[START Data extract]
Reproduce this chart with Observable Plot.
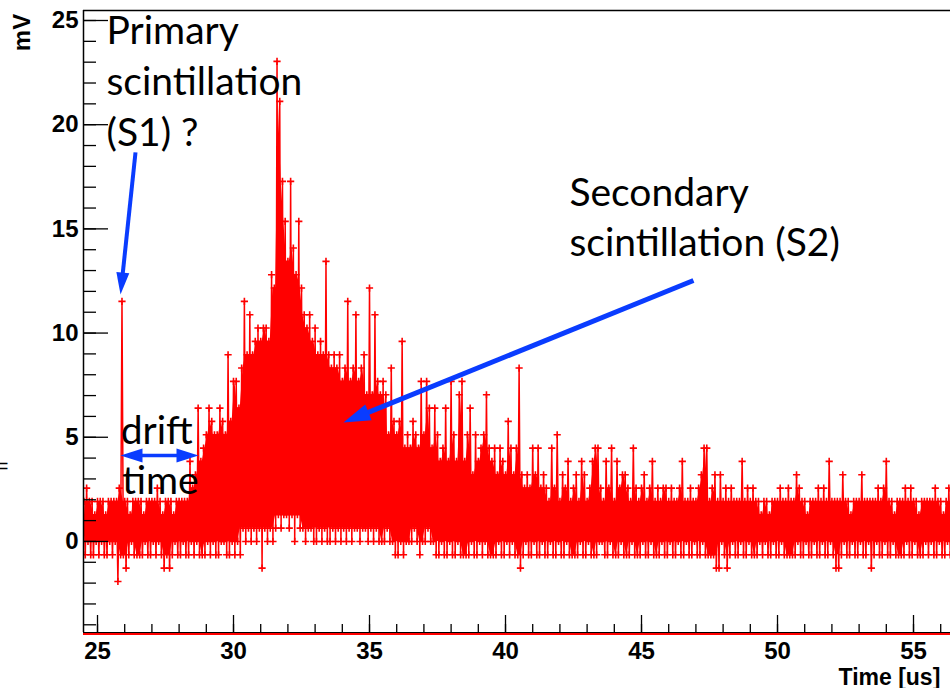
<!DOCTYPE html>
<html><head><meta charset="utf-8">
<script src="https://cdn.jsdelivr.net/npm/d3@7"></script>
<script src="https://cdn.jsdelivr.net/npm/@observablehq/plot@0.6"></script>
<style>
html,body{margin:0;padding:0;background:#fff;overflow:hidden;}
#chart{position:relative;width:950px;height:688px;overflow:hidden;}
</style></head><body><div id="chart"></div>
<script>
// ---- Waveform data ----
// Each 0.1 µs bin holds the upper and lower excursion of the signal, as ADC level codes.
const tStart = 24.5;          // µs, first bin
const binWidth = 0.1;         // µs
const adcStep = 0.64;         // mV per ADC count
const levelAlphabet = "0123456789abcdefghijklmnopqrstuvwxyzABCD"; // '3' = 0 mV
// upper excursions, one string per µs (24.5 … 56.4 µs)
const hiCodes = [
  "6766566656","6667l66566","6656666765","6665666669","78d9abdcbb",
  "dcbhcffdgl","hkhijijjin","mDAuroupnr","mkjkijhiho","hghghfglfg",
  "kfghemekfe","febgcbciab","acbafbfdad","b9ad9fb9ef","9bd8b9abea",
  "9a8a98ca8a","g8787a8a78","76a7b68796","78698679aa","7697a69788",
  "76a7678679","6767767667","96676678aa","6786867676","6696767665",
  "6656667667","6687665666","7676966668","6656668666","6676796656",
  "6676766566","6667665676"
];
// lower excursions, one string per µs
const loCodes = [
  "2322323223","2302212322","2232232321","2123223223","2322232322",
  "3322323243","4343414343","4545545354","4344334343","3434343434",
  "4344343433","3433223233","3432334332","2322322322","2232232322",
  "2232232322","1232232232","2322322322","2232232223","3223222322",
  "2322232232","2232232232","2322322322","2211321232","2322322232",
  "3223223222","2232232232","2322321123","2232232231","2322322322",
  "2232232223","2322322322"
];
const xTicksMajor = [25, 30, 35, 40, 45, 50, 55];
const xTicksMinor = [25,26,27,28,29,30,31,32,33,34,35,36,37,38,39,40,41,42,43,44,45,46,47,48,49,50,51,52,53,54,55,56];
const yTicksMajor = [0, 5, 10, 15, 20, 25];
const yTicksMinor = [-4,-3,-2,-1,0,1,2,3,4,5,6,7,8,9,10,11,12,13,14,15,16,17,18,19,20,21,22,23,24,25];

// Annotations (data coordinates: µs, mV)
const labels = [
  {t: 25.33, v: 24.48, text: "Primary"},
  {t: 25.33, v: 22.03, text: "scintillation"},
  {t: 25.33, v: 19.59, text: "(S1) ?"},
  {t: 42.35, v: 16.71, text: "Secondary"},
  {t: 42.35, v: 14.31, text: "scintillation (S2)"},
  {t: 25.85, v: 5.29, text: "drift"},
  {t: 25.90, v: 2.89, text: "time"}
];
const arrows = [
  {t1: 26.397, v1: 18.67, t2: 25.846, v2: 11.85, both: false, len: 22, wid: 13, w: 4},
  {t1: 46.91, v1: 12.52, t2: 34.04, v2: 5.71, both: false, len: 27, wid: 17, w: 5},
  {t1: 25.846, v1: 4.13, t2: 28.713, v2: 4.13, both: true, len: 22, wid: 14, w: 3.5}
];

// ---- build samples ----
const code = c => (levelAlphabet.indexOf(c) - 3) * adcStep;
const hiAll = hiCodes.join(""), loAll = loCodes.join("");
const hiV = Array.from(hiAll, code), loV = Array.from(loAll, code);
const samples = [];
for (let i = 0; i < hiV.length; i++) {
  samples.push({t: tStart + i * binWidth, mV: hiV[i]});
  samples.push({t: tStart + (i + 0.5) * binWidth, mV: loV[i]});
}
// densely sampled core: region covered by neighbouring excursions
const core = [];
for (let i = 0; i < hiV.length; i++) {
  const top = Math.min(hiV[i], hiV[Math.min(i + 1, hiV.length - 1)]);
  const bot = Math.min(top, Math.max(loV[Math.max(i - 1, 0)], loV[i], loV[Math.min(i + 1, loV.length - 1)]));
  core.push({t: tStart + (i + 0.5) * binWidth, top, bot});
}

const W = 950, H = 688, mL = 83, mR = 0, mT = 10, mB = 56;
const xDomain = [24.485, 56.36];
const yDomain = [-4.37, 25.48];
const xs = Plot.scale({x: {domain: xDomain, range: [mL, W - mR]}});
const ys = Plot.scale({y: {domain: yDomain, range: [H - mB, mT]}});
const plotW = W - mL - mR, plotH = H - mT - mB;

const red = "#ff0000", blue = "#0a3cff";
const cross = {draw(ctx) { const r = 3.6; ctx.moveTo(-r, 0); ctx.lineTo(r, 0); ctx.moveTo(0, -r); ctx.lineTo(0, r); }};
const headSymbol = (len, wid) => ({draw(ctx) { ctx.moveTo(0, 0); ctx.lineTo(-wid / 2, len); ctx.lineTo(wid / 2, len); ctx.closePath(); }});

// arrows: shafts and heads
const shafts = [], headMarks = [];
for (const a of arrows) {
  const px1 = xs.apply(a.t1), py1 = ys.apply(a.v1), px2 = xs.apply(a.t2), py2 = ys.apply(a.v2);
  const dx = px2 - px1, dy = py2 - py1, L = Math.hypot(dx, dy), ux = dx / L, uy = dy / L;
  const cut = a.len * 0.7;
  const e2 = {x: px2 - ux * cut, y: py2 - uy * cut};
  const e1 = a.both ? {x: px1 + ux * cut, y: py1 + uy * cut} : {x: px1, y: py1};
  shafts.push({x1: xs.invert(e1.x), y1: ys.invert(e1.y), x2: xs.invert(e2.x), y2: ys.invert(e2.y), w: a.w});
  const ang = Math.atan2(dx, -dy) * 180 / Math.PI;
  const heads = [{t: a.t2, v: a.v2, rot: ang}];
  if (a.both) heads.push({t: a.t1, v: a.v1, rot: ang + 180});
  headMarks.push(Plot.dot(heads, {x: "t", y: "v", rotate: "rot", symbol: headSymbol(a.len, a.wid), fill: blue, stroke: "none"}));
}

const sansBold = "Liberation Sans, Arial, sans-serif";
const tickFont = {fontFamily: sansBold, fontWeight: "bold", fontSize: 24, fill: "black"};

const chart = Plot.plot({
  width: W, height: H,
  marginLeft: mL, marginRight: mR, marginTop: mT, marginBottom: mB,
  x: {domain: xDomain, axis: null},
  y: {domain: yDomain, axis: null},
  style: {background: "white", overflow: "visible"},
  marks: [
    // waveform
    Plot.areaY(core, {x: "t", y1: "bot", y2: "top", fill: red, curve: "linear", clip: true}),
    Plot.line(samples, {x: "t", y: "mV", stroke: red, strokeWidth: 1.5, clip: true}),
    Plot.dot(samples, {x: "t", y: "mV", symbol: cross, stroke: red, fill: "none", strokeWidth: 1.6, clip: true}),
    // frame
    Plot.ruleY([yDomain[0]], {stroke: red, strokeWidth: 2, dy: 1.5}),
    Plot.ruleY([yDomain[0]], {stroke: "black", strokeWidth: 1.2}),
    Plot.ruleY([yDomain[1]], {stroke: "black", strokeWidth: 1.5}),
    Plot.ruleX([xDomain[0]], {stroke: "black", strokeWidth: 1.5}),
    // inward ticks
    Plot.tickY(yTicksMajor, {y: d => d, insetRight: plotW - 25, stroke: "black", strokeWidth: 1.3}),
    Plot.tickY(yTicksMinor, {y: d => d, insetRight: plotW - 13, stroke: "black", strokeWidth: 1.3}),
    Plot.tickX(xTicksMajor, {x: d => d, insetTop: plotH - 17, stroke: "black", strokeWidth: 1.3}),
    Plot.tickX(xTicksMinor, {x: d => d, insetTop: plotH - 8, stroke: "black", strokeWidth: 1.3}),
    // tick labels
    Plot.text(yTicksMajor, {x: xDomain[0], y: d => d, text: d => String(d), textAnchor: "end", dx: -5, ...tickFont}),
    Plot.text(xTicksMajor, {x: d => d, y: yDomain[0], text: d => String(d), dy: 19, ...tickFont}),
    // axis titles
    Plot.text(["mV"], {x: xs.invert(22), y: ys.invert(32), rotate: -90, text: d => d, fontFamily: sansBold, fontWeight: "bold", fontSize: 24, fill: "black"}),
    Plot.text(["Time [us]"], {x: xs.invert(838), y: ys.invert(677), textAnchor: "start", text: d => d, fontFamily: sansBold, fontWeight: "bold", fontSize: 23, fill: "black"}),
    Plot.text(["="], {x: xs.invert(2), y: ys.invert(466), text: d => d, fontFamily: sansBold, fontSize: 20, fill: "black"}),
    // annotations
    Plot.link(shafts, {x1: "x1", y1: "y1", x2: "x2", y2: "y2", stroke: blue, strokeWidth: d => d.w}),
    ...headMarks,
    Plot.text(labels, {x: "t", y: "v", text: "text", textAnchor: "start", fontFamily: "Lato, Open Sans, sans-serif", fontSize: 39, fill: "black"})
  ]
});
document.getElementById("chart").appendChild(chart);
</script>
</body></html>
[END Data extract]
Make a copy of each line that contains the string "chart".

■ Response to the task ■
Reproduce this chart with Observable Plot.
#chart{position:relative;width:950px;height:688px;overflow:hidden;}
</style></head><body><div id="chart"></div>
const chart = Plot.plot({
document.getElementById("chart").appendChild(chart);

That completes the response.